**** DATA RECORDS ****

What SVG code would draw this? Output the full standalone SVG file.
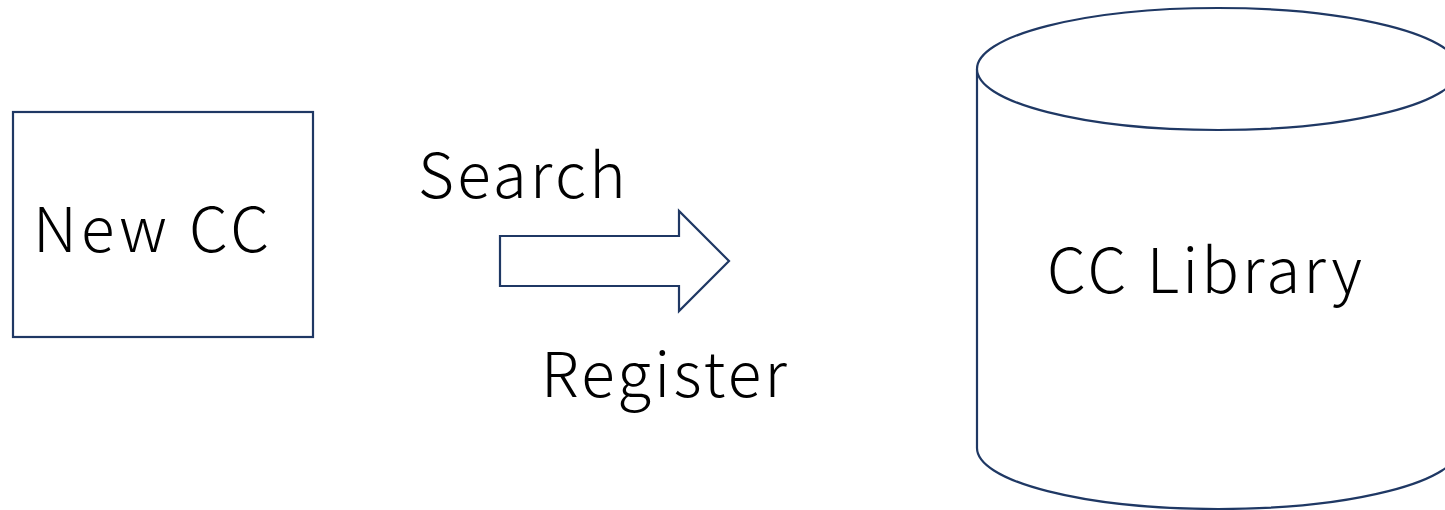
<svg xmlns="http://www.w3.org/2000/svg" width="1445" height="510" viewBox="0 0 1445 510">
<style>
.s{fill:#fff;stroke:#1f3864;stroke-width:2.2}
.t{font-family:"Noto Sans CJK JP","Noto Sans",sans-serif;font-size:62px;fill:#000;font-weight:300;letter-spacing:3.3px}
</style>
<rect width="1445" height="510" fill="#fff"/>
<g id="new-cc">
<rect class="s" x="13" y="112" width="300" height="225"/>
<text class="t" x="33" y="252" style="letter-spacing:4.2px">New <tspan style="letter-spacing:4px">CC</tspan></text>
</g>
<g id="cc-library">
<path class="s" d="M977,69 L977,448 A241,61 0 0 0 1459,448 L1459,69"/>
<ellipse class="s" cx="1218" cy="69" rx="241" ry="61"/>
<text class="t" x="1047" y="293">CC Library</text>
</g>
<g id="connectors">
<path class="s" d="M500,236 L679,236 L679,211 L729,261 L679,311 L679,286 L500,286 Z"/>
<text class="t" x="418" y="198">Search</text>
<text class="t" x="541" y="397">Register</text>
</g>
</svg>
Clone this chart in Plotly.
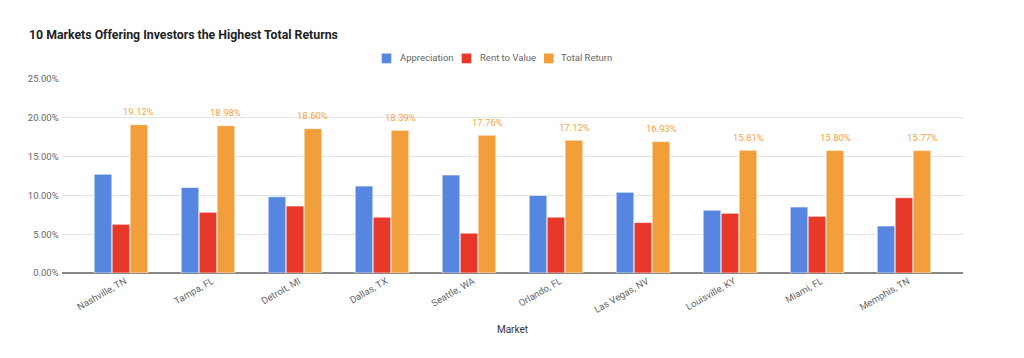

****

[WRITTEN EXERCISE] Transcribe the records above exactly, omitting every picture they contain.

[PROBLEM SOLUTION]
What SVG code would draw this? Output the full standalone SVG file.
<svg xmlns="http://www.w3.org/2000/svg" width="1445" height="510" viewBox="0 0 1445 510">
<style>
.s{fill:#fff;stroke:#1f3864;stroke-width:2.2}
.t{font-family:"Noto Sans CJK JP","Noto Sans",sans-serif;font-size:62px;fill:#000;font-weight:300;letter-spacing:3.3px}
</style>
<rect width="1445" height="510" fill="#fff"/>
<g id="new-cc">
<rect class="s" x="13" y="112" width="300" height="225"/>
<text class="t" x="33" y="252" style="letter-spacing:4.2px">New <tspan style="letter-spacing:4px">CC</tspan></text>
</g>
<g id="cc-library">
<path class="s" d="M977,69 L977,448 A241,61 0 0 0 1459,448 L1459,69"/>
<ellipse class="s" cx="1218" cy="69" rx="241" ry="61"/>
<text class="t" x="1047" y="293">CC Library</text>
</g>
<g id="connectors">
<path class="s" d="M500,236 L679,236 L679,211 L729,261 L679,311 L679,286 L500,286 Z"/>
<text class="t" x="418" y="198">Search</text>
<text class="t" x="541" y="397">Register</text>
</g>
</svg>
Clone this chart in Plotly.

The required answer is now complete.